What the task requires: Wherever the string "matplotlib" appears in a line, extract that line.
━━━ Data extract ━━━
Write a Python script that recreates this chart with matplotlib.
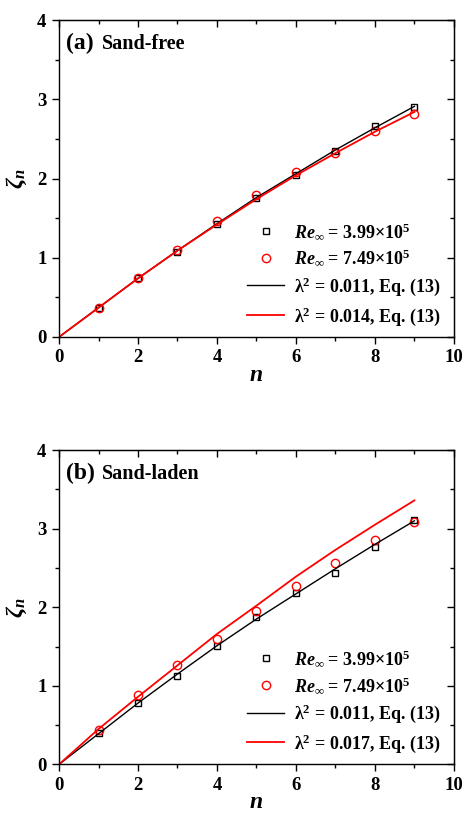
import numpy as np
import matplotlib
matplotlib.use("Agg")
import matplotlib.pyplot as plt
from matplotlib.ticker import MultipleLocator, NullFormatter

plt.rcParams['font.family'] = ['Liberation Serif', 'DejaVu Serif']
plt.rcParams['font.weight'] = 'bold'
plt.rcParams['mathtext.fontset'] = 'custom'
plt.rcParams['mathtext.rm'] = 'Liberation Serif:bold'
plt.rcParams['mathtext.it'] = 'Liberation Serif:italic:bold'
plt.rcParams['mathtext.bf'] = 'Liberation Serif:bold'

n_pts = [1, 2, 3, 4, 5, 6, 7, 8, 9]
n_line = [0, 1, 2, 3, 4, 5, 6, 7, 8, 9]

# (a) sand-free
a_re399 = [0.37, 0.74, 1.07, 1.43, 1.76, 2.05, 2.35, 2.66, 2.90]
a_re749 = [0.37, 0.745, 1.10, 1.46, 1.79, 2.08, 2.32, 2.60, 2.82]
a_fit011 = [0, 0.37, 0.74, 1.09, 1.43, 1.76, 2.06, 2.36, 2.64, 2.91]
a_fit014 = [0, 0.37, 0.74, 1.09, 1.42, 1.74, 2.04, 2.32, 2.59, 2.84]

# (b) sand-laden
b_re399 = [0.40, 0.78, 1.13, 1.51, 1.87, 2.18, 2.43, 2.77, 3.11]
b_re749 = [0.44, 0.886, 1.266, 1.60, 1.95, 2.27, 2.565, 2.86, 3.08]
b_fit011 = [0, 0.39, 0.78, 1.15, 1.51, 1.85, 2.17, 2.49, 2.80, 3.10]
b_fit017 = [0, 0.45, 0.86, 1.26, 1.66, 2.02, 2.39, 2.73, 3.05, 3.36]

panels = [
    ("(a)", "Sand-free", a_re399, a_re749, a_fit011, a_fit014, "0.011", "0.014"),
    ("(b)", "Sand-laden", b_re399, b_re749, b_fit011, b_fit017, "0.011", "0.017"),
]

fig = plt.figure(figsize=(4.65, 8.14), dpi=100)
positions = [[0.127, 0.586, 0.849, 0.3894], [0.127, 0.061, 0.849, 0.386]]


def set_locators(axis, major, minor):
    axis.set_major_locator(MultipleLocator(major))
    axis.set_minor_locator(MultipleLocator(minor))


for pos, (tag, title, sq, ci, l1, l2, lam1, lam2) in zip(positions, panels):
    ax = fig.add_axes(pos)
    ax.plot(n_pts, sq, 's', ms=5, mfc='none', mec='black', mew=1.0,
            label=r'$Re_{\infty}$ = 3.99×10$^5$')
    ax.plot(n_pts, ci, 'o', ms=6, mfc='none', mec='red', mew=1.0,
            label=r'$Re_{\infty}$ = 7.49×10$^5$')
    ax.plot(n_line, l1, '-', color='black', lw=1.0,
            label='λ$^2$ = ' + lam1 + ', Eq. (13)')
    ax.plot(n_line, l2, '-', color='red', lw=1.3,
            label='λ$^2$ = ' + lam2 + ', Eq. (13)')

    ax.set_xlim(0, 10)
    ax.set_ylim(0, 4)
    set_locators(ax.xaxis, 2, 1)
    set_locators(ax.yaxis, 1, 0.5)
    ax.tick_params(which='both', direction='out', labelsize=13.5, width=1.0, pad=4)
    ax.tick_params(which='major', length=5)
    ax.tick_params(which='minor', length=3)
    for s in ax.spines.values():
        s.set_linewidth(1.0)

    # inward mirror ticks on top and right
    top = ax.secondary_xaxis('top')
    set_locators(top.xaxis, 2, 1)
    top.xaxis.set_major_formatter(NullFormatter())
    top.tick_params(which='both', direction='in', width=1.0)
    top.tick_params(which='major', length=5)
    top.tick_params(which='minor', length=3)
    right = ax.secondary_yaxis('right')
    set_locators(right.yaxis, 1, 0.5)
    right.yaxis.set_major_formatter(NullFormatter())
    right.tick_params(which='both', direction='in', width=1.0)
    right.tick_params(which='major', length=5)
    right.tick_params(which='minor', length=3)

    ax.set_xlabel('$n$', fontsize=17, labelpad=-1)
    ax.set_ylabel(r'$\zeta_n$', fontsize=17, labelpad=6)

    ax.text(0.018, 0.925, tag, transform=ax.transAxes, fontsize=17,
            fontweight='bold', va='center')
    ax.text(0.108, 0.925, title, transform=ax.transAxes, fontsize=14.5,
            fontweight='bold', va='center')

    ax.legend(loc='lower right', frameon=False, fontsize=13,
              handlelength=2.0, handletextpad=0.6, labelspacing=0.4,
              borderaxespad=0.3, bbox_to_anchor=(1.0, -0.01))

fig.savefig("out.png", dpi=100)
━━━
Written reply:
Write a Python script that recreates this chart with matplotlib.
import matplotlib
matplotlib.use("Agg")
import matplotlib.pyplot as plt
from matplotlib.ticker import MultipleLocator, NullFormatter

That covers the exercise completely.